Question: Which of the following molecules is not linear? A. \[O = C = C = C = O\] B. \[{H_2} = C = O\] ...

Question

Which of the following molecules is not linear?
A. $O = C = C = C = O$
B. ${H_2} = C = O$
C. $H \equiv C\,\, - \,\,C \equiv CH$
D. $HC \equiv CH\,\,$

Answer 1

Solution

To solve this question, we must first understand how the geometry of a molecule is affected by the hybridization of the atoms in the molecule. Then we must find the hybridization of all the carbon atoms in the given molecules to determine which molecule does not have a linear shape.

Complete Step-by-Step Answer:
Before we move forward with the solution of the given question, let us first understand some important basic concepts.
To determine the hybridization and shape of the given molecule, we must follow these steps:
1.Draw the Lewis structure to understand the rough structure of the given molecule and its bonding pattern.
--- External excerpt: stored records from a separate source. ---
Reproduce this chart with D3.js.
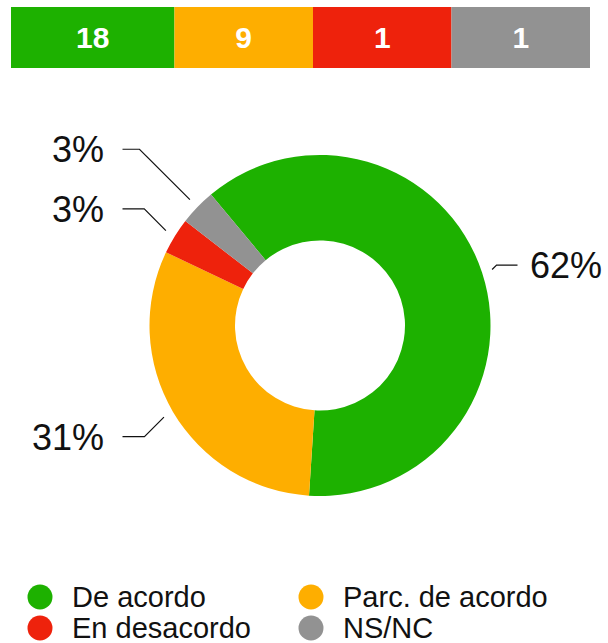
<!DOCTYPE html>
<html>
<head>
<meta charset="utf-8">
<script src="https://cdn.jsdelivr.net/npm/d3@7"></script>
<style>
  html, body { margin: 0; padding: 0; background: #fff; }
  svg { display: block; font-family: "Liberation Sans", Arial, Helvetica, sans-serif; }
</style>
</head>
<body>
<svg width="608" height="643"></svg>
<script>
// data
const categories = ["De acordo", "Parc. de acordo", "En desacordo", "NS/NC"];
const counts = [18, 9, 1, 1];
const colors = ["#1db100", "#feae00", "#ee220c", "#929292"];

const svg = d3.select("svg"),
  width = +svg.attr("width"),
  height = +svg.attr("height");

// top stacked bar (flex-like widths from label text)
const barG = svg.append("g");
const barTop = 7, barH = 61, barLeft = 11, barRight = 590, pad = 76;

const tmp = barG.append("text")
  .style("font-size", "30px").style("font-weight", "bold");
const basis = counts.map(v => {
  tmp.text(v);
  return tmp.node().getComputedTextLength() + pad;
});
tmp.remove();

let acc = 0;
const segs = counts.map((v, i) => {
  const s = { v, i, x0: acc, x1: acc + basis[i] };
  acc += basis[i];
  return s;
});
const xBar = d3.scaleLinear().domain([0, acc]).range([barLeft, barRight]);

barG.selectAll("rect")
  .data(segs)
  .enter().append("rect")
    .attr("x", d => xBar(d.x0))
    .attr("y", barTop)
    .attr("width", d => xBar(d.x1) - xBar(d.x0))
    .attr("height", barH)
    .attr("fill", d => colors[d.i]);

barG.selectAll("text")
  .data(segs)
  .enter().append("text")
    .attr("x", d => (xBar(d.x0) + xBar(d.x1)) / 2)
    .attr("y", barTop + barH / 2)
    .attr("dy", "0.36em")
    .attr("text-anchor", "middle")
    .attr("fill", "#fff")
    .style("font-size", "30px")
    .style("font-weight", "bold")
    .text(d => d.v);

// donut
const cx = 320, cy = 325.5, rOut = 170.5, rIn = 85;
const start = -39.75 * Math.PI / 180;

const pie = d3.pie()
  .sort(null)
  .startAngle(start)
  .endAngle(start + 2 * Math.PI)
  .value(d => d);

const arcs = pie(counts);
const arc = d3.arc().innerRadius(rIn).outerRadius(rOut);

const pieG = svg.append("g").attr("transform", `translate(${cx},${cy})`);
pieG.selectAll("path")
  .data(arcs)
  .enter().append("path")
    .attr("d", arc)
    .attr("fill", (d, i) => colors[i]);

// labels with crooked connectors
const total = d3.sum(counts);
const fmt = d3.format(".0%");
const labels = arcs.map((d, i) => {
  const mid = (d.startAngle + d.endAngle) / 2;
  const s = Math.sin(mid), c = Math.cos(mid);
  const px = 181 * s, py = -181 * c;
  const ly = py - 150 * c * c * c;
  const side = s < 0 ? -1 : 1;
  return { i, px, py, ly, side, text: fmt(d.value / total) };
});

// keep labels on the same side apart
[-1, 1].forEach(side => {
  const l = labels.filter(d => d.side === side).sort((a, b) => a.ly - b.ly);
  for (let k = 1; k < l.length; k++) {
    if (l[k].ly - l[k - 1].ly < 44) l[k].ly = l[k - 1].ly + 44;
  }
});

const lineEnd = 197.5;
pieG.selectAll("polyline")
  .data(labels)
  .enter().append("polyline")
    .attr("fill", "none")
    .attr("stroke", "#111")
    .attr("stroke-width", 1.2)
    .attr("points", d => {
      const ex = d.px + d.side * Math.abs(d.ly - d.py);
      return [[d.px, d.py], [ex, d.ly], [d.side * lineEnd, d.ly]].join(" ");
    });

pieG.selectAll("text.pct")
  .data(labels)
  .enter().append("text")
    .attr("class", "pct")
    .attr("x", d => d.side < 0 ? -216 : 210)
    .attr("y", d => d.ly)
    .attr("dy", "0.36em")
    .attr("text-anchor", d => d.side < 0 ? "end" : "start")
    .attr("fill", "#111")
    .style("font-size", "36px")
    .text(d => d.text);

// legend
const legend = svg.append("g");
const legX = [40, 311], legY = [597, 628];
const item = legend.selectAll("g")
  .data(categories)
  .enter().append("g")
    .attr("transform", (d, i) => `translate(${legX[i % 2]},${legY[Math.floor(i / 2)]})`);

item.append("circle")
  .attr("r", 12.5)
  .attr("fill", (d, i) => colors[i]);

item.append("text")
  .attr("x", 32)
  .attr("dy", "0.36em")
  .attr("fill", "#111")
  .style("font-size", "29px")
  .text(d => d);
</script>
</body>
</html>
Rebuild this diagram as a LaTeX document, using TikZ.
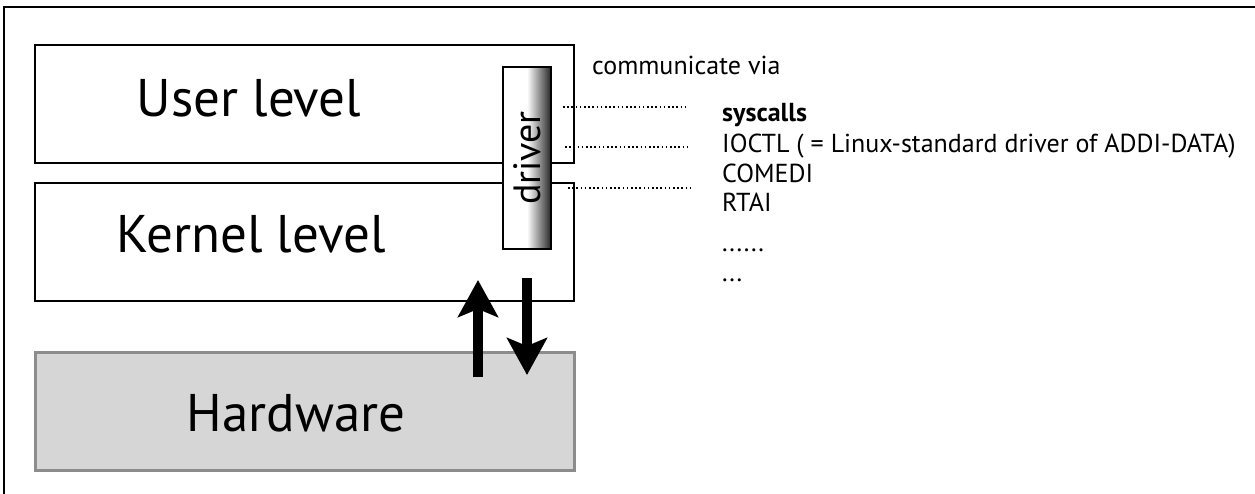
\documentclass[tikz,border=0pt]{standalone}
\usepackage{fontspec}
\setmainfont{PT Sans}
\usetikzlibrary{arrows.meta,positioning}

\begin{document}
\begin{tikzpicture}[x=1pt, y=-1pt,
    level/.style={draw, line width=2pt, minimum width=539pt, minimum height=118pt, anchor=north west, inner sep=0pt},
    hwbox/.style={level, draw=black!45, fill=black!16, line width=2.5pt},
    biglabel/.style={font=\fontsize{53}{60}\selectfont, anchor=base, inner sep=0pt},
    smalllabel/.style={font=\fontsize{26}{30}\selectfont, anchor=base west, inner sep=0pt},
    via/.style={dash pattern=on 1.6pt off 2.6pt, line width=1.6pt},
    bigarrow/.style={line width=10pt, -{Stealth[length=37pt, width=40pt, inset=8pt]}}]
\useasboundingbox (0,0) rectangle (1255,494);
% frame
\draw[line width=2pt] (4,494) -- (4,7) -- (1255,7);
% levels
\node [level] (user) at (34,44) {};
\node [level] (kernel) at (34,182) {};
\node [hwbox] (hw) at (34,351) {};
\node [biglabel] (userlbl) at (249,117) {User level};
\node [biglabel] (kernellbl) at (251,253) {Kernel level};
\node [biglabel] (hwlbl) at (296,431) {Hardware};
% driver
\node [draw, line width=2pt, anchor=north west, minimum width=48pt, minimum height=182pt, inner sep=0pt,
       left color=white, right color=black!85, middle color=white] (driver) at (502,66) {};
\node [rotate=90, font=\fontsize{38}{44}\selectfont, inner sep=0pt] (driverlbl) at (driver.center) {driver};
% data flow
\coordinate (upfrom) at (478,377);
\coordinate (upto) at (478,280);
\coordinate (downfrom) at (527,278);
\coordinate (downto) at (527,375);
\draw [bigarrow] (upfrom) -- (upto);
\draw [bigarrow] (downfrom) -- (downto);
% interfaces
\node [smalllabel] (via) at (592,75) {communicate via};
\node [smalllabel, font=\fontsize{26}{30}\selectfont\bfseries] (syscalls) at (722,122) {syscalls};
\node [smalllabel] (ioctl) at (722,153) {IOCTL ( = Linux-standard driver of ADDI-DATA)};
\node [smalllabel] (comedi) at (722,183) {COMEDI};
\node [smalllabel] (rtai) at (722,212) {RTAI};
\node [smalllabel] (more) at (722,252) {......};
\node [smalllabel] (etc) at (722,282) {...};
\coordinate (d1a) at (563,107);
\coordinate (d1b) at (685,107);
\coordinate (d2a) at (565,147);
\coordinate (d2b) at (687,147);
\coordinate (d3a) at (568,188);
\coordinate (d3b) at (690,188);
\draw [via] (d1a) -- (d1b);
\draw [via] (d2a) -- (d2b);
\draw [via] (d3a) -- (d3b);
\end{tikzpicture}
\end{document}
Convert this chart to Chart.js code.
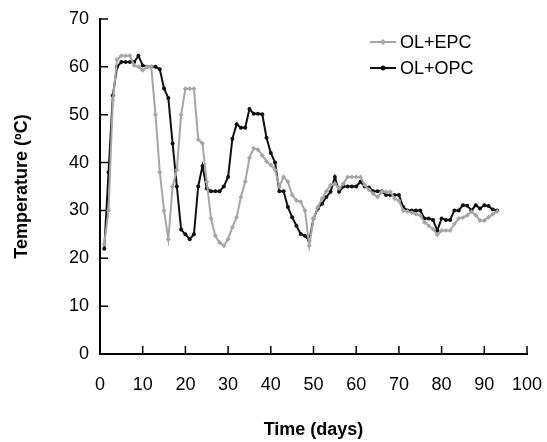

We can use the valence electron concept to make the Lewis structure.
2.After that, we must calculate the number of sigma bonds in the given compound. Sigma bonds can be understood as the single bonds which form the basic skeleton while bonding.
3.Following which, we must calculate the number of lone pairs. We can either count the number of lone pairs present in the Lewis structure or we can calculate the number of lone pairs using the formula: $\dfrac{{v - b - c}}{2}$ , where v is the number of valence electrons, b is the total number of bonds and c is the charge on the atom.
4.We must now calculate the steric number. The formula for steric number is:
Steric number = (number of sigma bonds) + (number of lone pairs)
5.Now, the final step includes to correlate the steric number calculated to the following chart:

Steric number	hybridization	Structure
2	sp	Linear
3	$s{p^2}$	Trigonal planar
4	$s{p^3}$	Tetrahedral
5	$s{p^3}d$	Trigonal bipyramidal
6	$s{p^3}{d^2}$	Octahedral
7	$s{p^3}{d^3}$	Pentagonal bipyramidal

The steric numbers for the given compounds can be calculated as follows:
A. $O = C = C = C = O$ : Every carbon in this molecule has no valence electrons, forms 2 sigma bonds in total, and has no charge on it. Hence, all the carbon atoms in this compound are sp hybridised. Hence, this molecule is linear
B. ${H_2}C = C = O$ : There are two carbon atoms present in this molecule. The carbon atom at position 01 has no lone pairs, and forms 3 sigma bonds. Hence, it is $s{p^2}$ hybridised, which means that the given molecule is not linear.
C. $H \equiv C\,\, - \,\,C \equiv CH$ : Every carbon in this molecule has no valence electrons, forms 2 sigma bonds in total, and has no charge on it. Hence, all the carbon atoms in this compound are sp hybridised. Hence, this molecule is linear
D. $HC \equiv CH\,\,$ : Every carbon in this molecule has no valence electrons, forms 2 sigma bonds in total, and has no charge on it. Hence, all the carbon atoms in this compound are sp hybridised. Hence, this molecule is linear

Hence, Option B is the correct option

Note: Hybridization allows for the most stable (and most desirable) structure. When there are hybrid orbitals there are enough electrons to complete the necessary bonds - regardless of whether there is a suitable number of valence electrons.